ミソモクソモイッショにしたのは誰なのか、何なのか(その6)
新聞広告に載った自分の名前が、彼よりも若い評論家の名前よりも小さかったというだけで、
編集部に怒鳴り込む。
この人のことを正気の沙汰ではない、とか、バカな人だ、とか、
そんなふうにいうのは簡単である。
この人を擁護する気はないが、私は別の人のことを思い出している。
今度はオーディオ評論家と呼ばれている人のことだ。
その人は編集部に怒鳴り込んだりはしない。
そういう人ではない。
けれど彼は、オーディオメーカー、輸入元からの食事に呼ばれた際、
帰り際に、メーカー、輸入元がいくら払ったのかを領収書を見せてくれ、といって確認する。
ある金額よりも高ければ、満足そうにうむっ、と頷き、
そうでないときは、不満げな表情をする──、
そんな話を聞いている。
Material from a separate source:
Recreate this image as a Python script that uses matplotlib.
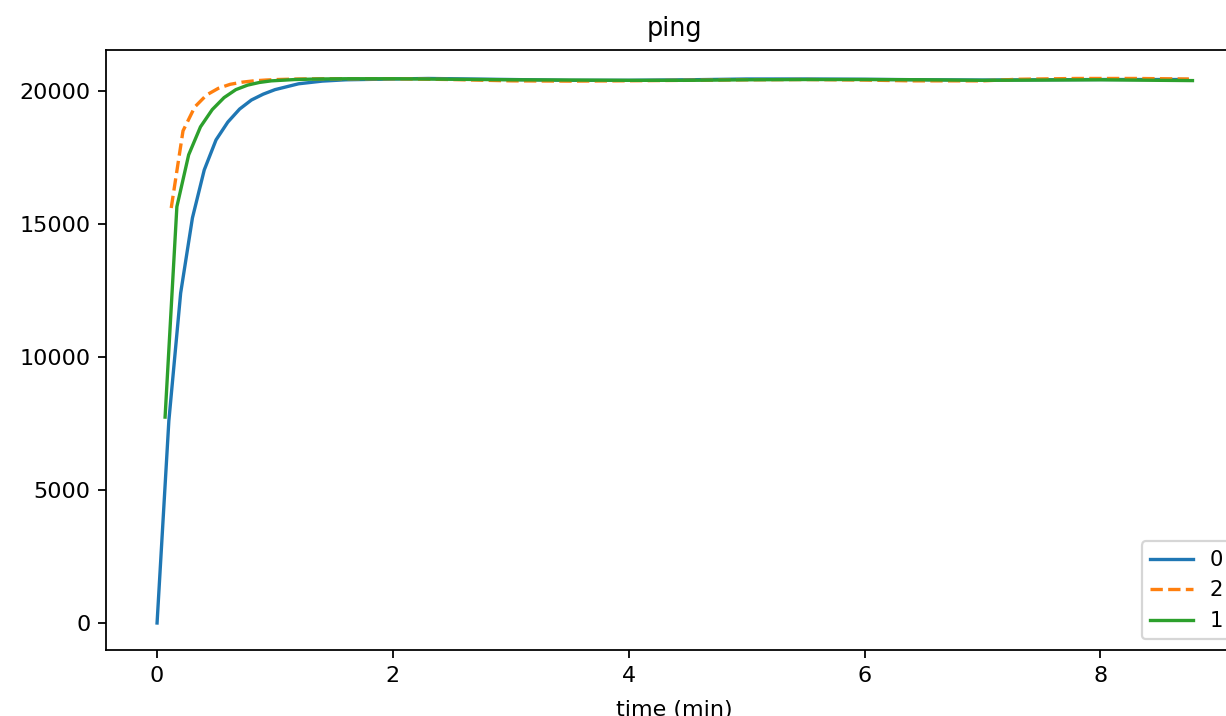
import matplotlib
matplotlib.use("Agg")
import matplotlib.pyplot as plt

# series "0" (blue)
t0 = [0.0, 0.1, 0.2, 0.3, 0.4, 0.5, 0.6, 0.7, 0.8, 0.9, 1.0, 1.2, 1.4, 1.6, 2.0,
      2.3, 3.0, 3.5, 4.0, 4.5, 5.0, 5.5, 6.0, 6.5, 7.0, 7.5, 8.0, 8.5, 8.73]
v0 = [0, 7600, 12400, 15230, 17030, 18160, 18830, 19320, 19660, 19880, 20050,
      20270, 20370, 20420, 20450, 20470, 20430, 20400, 20400, 20420, 20450,
      20450, 20440, 20420, 20410, 20420, 20430, 20430, 20430]

# series "2" (orange, dashed)
t2 = [0.12, 0.22, 0.32, 0.42, 0.52, 0.62, 0.72, 0.82, 0.92, 1.02, 1.2, 1.5, 2.0,
      2.5, 3.0, 3.5, 3.9, 4.5, 5.0, 5.5, 6.0, 6.4, 7.0, 7.3, 7.8, 8.3, 8.75]
v2 = [15600, 18500, 19400, 19850, 20100, 20250, 20330, 20380, 20410, 20430,
      20450, 20460, 20460, 20430, 20380, 20370, 20380, 20400, 20420, 20430,
      20410, 20380, 20380, 20440, 20470, 20470, 20450]

# series "1" (green)
t1 = [0.068, 0.168, 0.268, 0.368, 0.468, 0.568, 0.668, 0.768, 0.868, 0.968,
      1.168, 1.368, 1.6, 2.0, 2.5, 3.0, 3.5, 4.0, 4.5, 5.0, 5.5, 6.0, 6.5,
      7.0, 7.5, 8.0, 8.5, 8.78]
v1 = [7740, 15650, 17600, 18650, 19300, 19750, 20050, 20220, 20320, 20380,
      20430, 20450, 20460, 20460, 20440, 20420, 20410, 20400, 20400, 20420,
      20430, 20430, 20420, 20400, 20410, 20420, 20400, 20390]

W, H, DPI = 1226, 716, 160
fig = plt.figure(figsize=(W / DPI, H / DPI), dpi=DPI)
# the reference is a crop of a wider figure: the axes run past the right edge
ax = fig.add_axes([106 / W, (H - 650) / H, (1242 - 106) / W, 600 / H])

ax.plot(t0, v0, label="0")
ax.plot(t2, v2, "--", label="2")
ax.plot(t1, v1, label="1")

ax.set_xlim(-0.433, 9.2)
ax.set_ylim(-1015, 21540)
ax.set_xticks([0, 2, 4, 6, 8])
ax.set_yticks([0, 5000, 10000, 15000, 20000])
ax.set_title("ping", fontsize=11.5, pad=6.5)
ax.set_xlabel("time (min)", labelpad=6.5)
ax.legend(loc="lower right", fontsize=9.5)

fig.savefig("out.png", dpi=DPI)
誰なのかも知っているけど、名前は書かない。
その人のことを批判したいわけではないからだ。
音楽評論家は新聞広告での、自分の名前の大きさ、
オーディオ評論家は、いわば接待の金額の多寡を気にする。
なんと小さな人間なんだろう……、
そう思う人もいるだろうが、評論家という、いわば自由業で虚業ともいえる仕事をしていると、
自分の立場と評価に対して敏感であることは、仕事をしていく上で必要なことのはず。